À la suite du "Dieselgate", la Cour de justice a examiné la question de savoir si Volkswagen pouvait être condamné à deux amendes pour une pratique commerciale déloyale, dans deux États membres différents. La Cour a clarifié l'application du principe ne bis in idem.
En 2016, l'AGCM , l'autorité italienne de protection des consommateurs, a infligé à Volkswagen une amende de 5 millions d'euros pour pratiques commerciales déloyales, à savoir la commercialisation de véhicules diesel équipés d'un "logiciel truqueur". Volkswagen a fait appel de la décision de l'AGCM. Alors que cet appel était en cours, en 2018, le bureau du procureur en Allemagne a imposé une amende d'un milliard d'euros à Volkswagen, pour avoir mis en place le logiciel truqueur. La décision allemande précisait que 5 millions d'euros constituaient la pénalité et que le reste du montant était confisqué. Volkswagen ayant décidé de ne pas contester cette décision allemande, celle-ci est devenue définitive.
Entre-temps, la procédure devant la cour d'appel italienne était toujours en cours. Volkswagen y a fait valoir que la décision de 2016 était devenue illégale en raison du principe ne bis in idem (article 50 de la Charte des droits fondamentaux de l'Union européenne). Volkswagen a fait valoir qu'elle avait déjà payé une amende entre-temps (en Allemagne) et qu'elle ne pouvait donc pas être punie deux fois pour les mêmes faits. En effet, l'article 50 de la Charte stipule que "nul ne peut être poursuivi ou puni pénalement en raison d'une infraction pour laquelle il a déjà été acquitté ou condamné dans l'Union par un jugement définitif conformément à la loi". La question s'est posée de savoir si ce principe s'appliquait également aux amendes (pour pratiques commerciales déloyales) qualifiées "d'amendes administratives" dans les réglementations nationales. Le tribunal italien a demandé à la Cour de Justice des éclaircissements à ce sujet.
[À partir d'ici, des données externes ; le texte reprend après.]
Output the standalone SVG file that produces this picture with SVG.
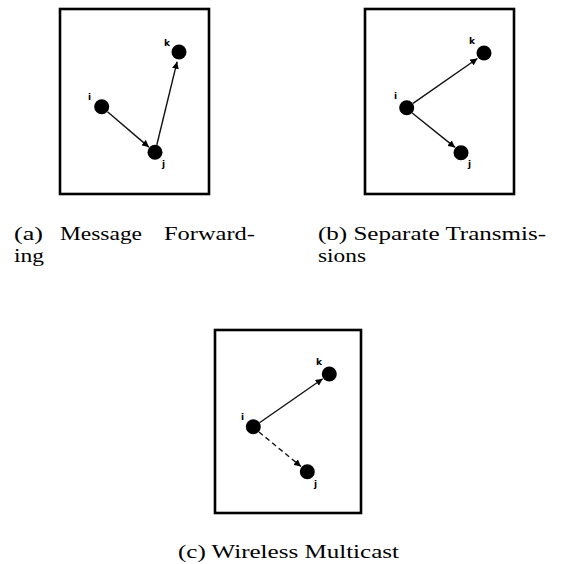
<svg xmlns="http://www.w3.org/2000/svg" width="570" height="564" viewBox="0 0 570 564">
<style>
.frame{fill:#fff;stroke:#000;stroke-width:2.6}
.node{fill:#000}
.edge{stroke:#111;stroke-width:1.4;fill:none}
.dash{stroke-dasharray:5 3.5}
.lbl{font-family:"DejaVu Sans",Arial,sans-serif;font-weight:bold;font-size:9px;fill:#000}
.cap{font-family:"Liberation Serif","Times New Roman",serif;font-size:19.5px;fill:#000}
</style>
<defs>
<marker id="ah" viewBox="0 0 10 10" refX="10" refY="5" markerWidth="7" markerHeight="7" markerUnits="userSpaceOnUse" orient="auto">
<path d="M0,0 L10,5 L0,10 z" fill="#000"/>
</marker>
</defs>
<rect class="frame" x="60" y="9" width="149" height="185"/>
<rect class="frame" x="365" y="9" width="149" height="185"/>
<rect class="frame" x="215" y="330" width="146" height="183"/>
<g id="connectors">
<line class="edge" x1="107.5" y1="111.7" x2="148.9" y2="147.1" marker-end="url(#ah)"/>
<line class="edge" x1="156.8" y1="145" x2="177.1" y2="61.7" marker-end="url(#ah)"/>
<line class="edge" x1="413" y1="103.4" x2="477.4" y2="58.5" marker-end="url(#ah)"/>
<line class="edge" x1="412.2" y1="113" x2="455" y2="147.4" marker-end="url(#ah)"/>
<line class="edge" x1="259.5" y1="422.7" x2="322.7" y2="378.8" marker-end="url(#ah)"/>
<line class="edge dash" x1="259" y1="432" x2="301" y2="466.5" marker-end="url(#ah)"/>
</g>
<g id="a-i"><circle class="node" cx="101.7" cy="106.7" r="7.5"/><text class="lbl" x="88" y="100">i</text></g>
<g id="a-j"><circle class="node" cx="155" cy="152.3" r="7.5"/><text class="lbl" x="162" y="167">j</text></g>
<g id="a-k"><circle class="node" cx="179" cy="52" r="7.5"/><text class="lbl" x="164" y="46">k</text></g>
<g id="b-i"><circle class="node" cx="406.7" cy="107.7" r="7.5"/><text class="lbl" x="394" y="99">i</text></g>
<g id="b-j"><circle class="node" cx="461" cy="152.7" r="7.5"/><text class="lbl" x="468" y="167">j</text></g>
<g id="b-k"><circle class="node" cx="484" cy="53" r="7.5"/><text class="lbl" x="469" y="44">k</text></g>
<g id="c-i"><circle class="node" cx="253.3" cy="426.7" r="7.5"/><text class="lbl" x="241" y="420">i</text></g>
<g id="c-j"><circle class="node" cx="307.3" cy="471.7" r="7.5"/><text class="lbl" x="314" y="487">j</text></g>
<g id="c-k"><circle class="node" cx="329.3" cy="374" r="7.5"/><text class="lbl" x="316" y="365">k</text></g>
<g id="captions">
<text class="cap" x="14" y="239.5" textLength="29" lengthAdjust="spacingAndGlyphs">(a)</text>
<text class="cap" x="60" y="239.5" textLength="82" lengthAdjust="spacingAndGlyphs">Message</text>
<text class="cap" x="164" y="239.5" textLength="91" lengthAdjust="spacingAndGlyphs">Forward-</text>
<text class="cap" x="14" y="261.5" textLength="30" lengthAdjust="spacingAndGlyphs">ing</text>
<text class="cap" x="318" y="239.5" textLength="228" lengthAdjust="spacingAndGlyphs">(b) Separate Transmis-</text>
<text class="cap" x="318" y="261.5" textLength="48" lengthAdjust="spacingAndGlyphs">sions</text>
<text class="cap" x="178" y="558" textLength="221" lengthAdjust="spacingAndGlyphs">(c) Wireless Multicast</text>
</g>
</svg>
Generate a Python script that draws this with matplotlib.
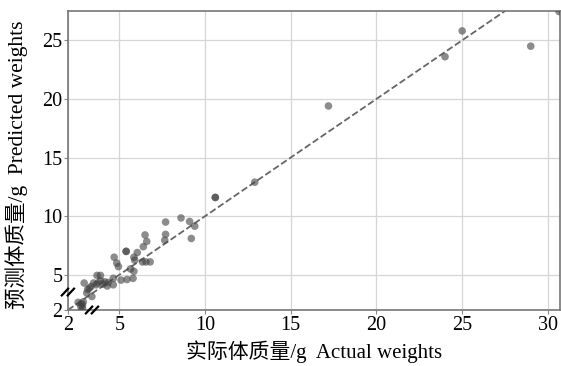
import matplotlib
matplotlib.use('Agg')  # noqa

import matplotlib.pyplot as plt  # noqa

plt.rcParams['font.family'] = ['Liberation Serif', 'Noto Sans CJK SC']

# actual vs predicted weights (g)
actual = [
    30.65, 25.0, 24.0, 29.0, 17.2, 12.9, 10.6, 10.6,
    7.7, 8.6, 9.1, 9.4, 9.2, 7.7, 7.65, 6.5, 6.6, 6.4,
    6.35, 6.55, 6.8, 5.4, 5.4, 6.05, 5.85, 5.9, 5.85, 5.65,
    5.8, 5.45, 5.1, 4.7, 4.85, 4.95, 4.65, 4.65, 4.35, 4.15,
    3.9, 3.7, 3.9, 3.5, 3.65, 3.35, 3.25, 2.95, 3.1, 3.4,
    2.6, 2.8, 2.9, 2.75, 2.85, 2.85, 4.3, 3.75, 4.05, 3.15,
]
predicted = [
    27.45, 25.8, 23.6, 24.5, 19.4, 12.9, 11.6, 11.6,
    9.5, 9.85, 9.55, 9.15, 8.1, 8.45, 7.95, 8.4, 7.85, 7.4,
    6.1, 6.1, 6.1, 7.0, 7.0, 6.9, 6.5, 6.25, 5.3, 5.5,
    4.7, 4.6, 4.55, 6.5, 6.0, 5.7, 4.7, 4.15, 4.35, 4.4,
    4.5, 4.95, 4.95, 4.3, 4.15, 4.0, 3.85, 4.3, 3.45, 3.15,
    2.65, 2.55, 2.7, 2.3, 2.15, 2.4, 4.05, 4.3, 4.2, 3.75,
]

x_ticks = [2, 5, 10, 15, 20, 25, 30]
y_ticks = [2, 5, 10, 15, 20, 25]


def add_break(ax, x, y):
    # little "//" marks on the spine
    for off in (-0.006, 0.006):
        ax.plot([x + off - 0.008, x + off + 0.008], [y - 0.014, y + 0.014],
                transform=ax.transAxes, color='black', lw=1.6,
                clip_on=False, zorder=5, solid_capstyle='butt')


fig = plt.figure(figsize=(5.61, 3.66), dpi=100)
ax = fig.add_axes([0.121, 0.153, 0.877, 0.817])

ax.plot([2, 31], [2, 31], ls='--', color='#666666', lw=1.3, zorder=2)
ax.scatter(actual, predicted, s=30, color='#404040', alpha=0.6,
           edgecolors='none', zorder=3)

ax.set_xlim(2, 30.7)
ax.set_ylim(2, 27.5)
ax.set_xticks(x_ticks)
ax.set_yticks(y_ticks)
ax.tick_params(labelsize=14.5, length=3, color='#888888', pad=1)
ax.grid(True, color='#d6d6d6', lw=0.9)
ax.set_axisbelow(True)
for sp in ax.spines.values():
    sp.set_color('#777777')
    sp.set_linewidth(1.2)

add_break(ax, 0.0, 0.06)
add_break(ax, 0.049, 0.0)

ax.set_xlabel('实际体质量/g  Actual weights', fontsize=15, labelpad=4)
ax.set_ylabel('预测体质量/g  Predicted weights', fontsize=15.5)
ax.yaxis.set_label_coords(-0.082, 0.485)

plt.savefig('out.png')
La Cour a précisé que le principe ne bis in idem empêche le cumul de mesures de poursuite et de sanctions de nature pénale, pour les mêmes faits à l'égard de la même personne. Pour déterminer si une sanction est de nature pénale, les trois critères suivants sont pertinents : (1) la qualification juridique de l'infraction en droit national, (2) la nature de l'infraction (la sanction vise-t-elle la répression et la prévention, ou seulement la réparation ?) et (3) la sévérité de la sanction. Bien que la sanction ait été qualifiée "d'administrative" en droit national (premier critère) et que la Cour n'ait pas pu se prononcer clairement sur la nature de l'infraction (deuxième critère), la Cour a estimé que la sanction avait un caractère "pénal" en raison du montant de l'amende (jusqu'à 5 millions d'euros). Le principe ne bis in idem s'appliquait donc aux amendes.
Une autre question était de savoir si ce principe s'opposait à l'amende italienne, étant donné que cette dernière avait été imposée plus tôt (en 2016), mais n'était devenue définitive qu'après que l'amende allemande soit devenue définitive (2018). Le tribunal a estimé que cela ne faisait aucune différence. Le principe ne bis in idem s'oppose à l'ouverture ou à la poursuite d'une procédure pénale pour les mêmes faits lorsqu'une décision définitive a déjà été rendue. Il n'est donc pas nécessaire que cette "décision finale antérieure" ait été prise auparavant. En outre, la Cour ne se préoccupe pas non plus de savoir comment la décision devient définitive, de sorte que le fait que Volkswagen ait acquiescé à la décision allemande n'a pas d'incidence sur le principe ne bis in idem.
Le principe ne bis in idem s'applique donc et le juge italien doit examiner si les amendes sont infligées pour les mêmes faits matériels, la similitude ne suffisant pas selon la Cour. La qualification nationale des faits n'est pas pertinente ici. Si le juge italien constate que les faits sont effectivement les mêmes, le principe ne bis in idem l'empêche d'infliger une autre amende.